I read today with disappointment and resignation that Vedanta Industries have won their fight on appeal to establish a bauxite mine in the Niyamgiri Hills in India.
I wrote a piece for the Indian magazine Tehelka about this story in 2007 and it can be seen here.
Vedanta Resources, a UK-registered ftse -100 company has fought a long campaign to establish the mine and despite judicial review it seems now that nothing can stop it.
The story typifies the very real problem of India’s industrial development. The Niyamgiri Hills in Orissa are sacred to the Dongria Kondhs, a protected tribal group of ‘original’ Aboriginal peoples. Allegedly, the British geologist who “discovered” these rich deposits nearly a century ago dubbed them “Khondalite” in tribute to the people who guided him there. It seems that this simple act of hospitality will mean the end of another of India’s pre-Aryan traditional cultures. The holy mountain will be raped for its ore and the people who haven’t already fled the company’s previously illegal building programme will be scattered. Those who stay will doubtless be housed in the stalag-like accommodation blocks I saw laying empty and crumbling in Lanjigarh. They will have to sell their land at government determined prices and then work as contract labourers. What has happened to countless other ‘primitive’ and powerless peoples all over India will happen to them. Displaced from their traditional homelands, sacred to their animist beliefs, women and girls often end up working as daily wagers, domestic helps or prostitutes. The women will also have to cope with alcoholism and domestic violence.
The author and social activist Arundhati Roy has described India’s unfettered race to Market Capitalism as nothing less than India ‘eating its own people’ and in this macabre metaphor one can see the reflections of the Enclosures and urbanisation of the rural communities of England in the nineteenth century.
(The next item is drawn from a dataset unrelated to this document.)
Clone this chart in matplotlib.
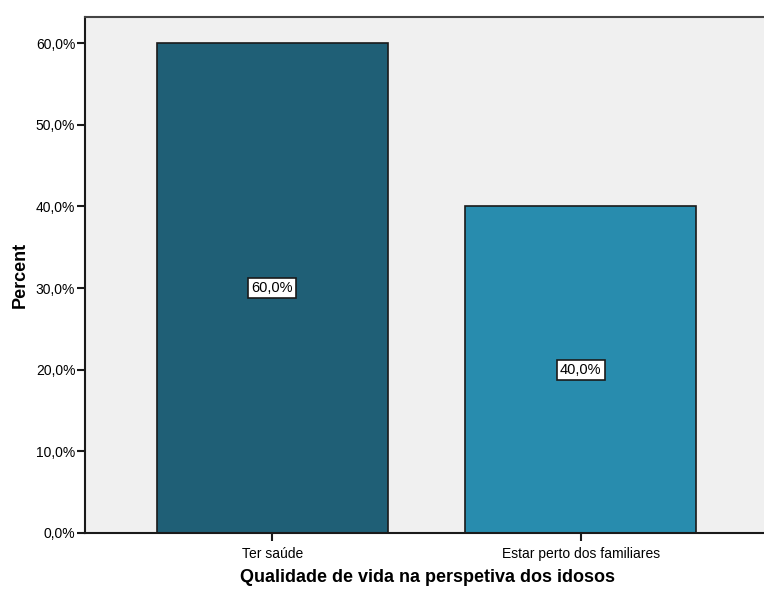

Engels in his ‘Conditions of the Working Classes’ wrote about the squalor and appalling inhumanity of the Northern mill towns but these could be anywhere in the newly ‘industrialised zones’ of rural India.
I am no romantic when it come to India. I don’t share a Raj view of the colonial apologists (despite inevitably by dint of being British having reaped the indirect rewards of the subjugation of that country). I don’t yearn for quaint, underdeveloped communities full of poverty and colour. I want to see India progress. But I know the stink of international corporate power when I smell it.
India had no colonies from which to steal resources so it’s stealing them from its own weak and vulnerable. The profits of this mine will not be spread evenly to benefit the Indian economy – it will be hoarded in the off-shore bank accounts of those corrupt politicians and corporate executives who already think that India is theirs by right.
A new Middle Class India has been brought up to believe that a successful society means a consumerist society. Greed and nationalism go hand in hand: it is not the poor of India calling for war with their brothers and sisters in Pakistan.
Traditionally, Indians have protested injustice in a dignified Ghandian way with hunger strikes and marches. While the Western media and much of India has been marvelling at ‘Shining India’ it has failed to notice that a good deal of India is now under Maoist rebel control. In Kashmir, Manipur, Nagaland, Bihar, Andhra Pradesh, Chhattisgarh and Jharkhand the Indian state is fighting a battle it might not win.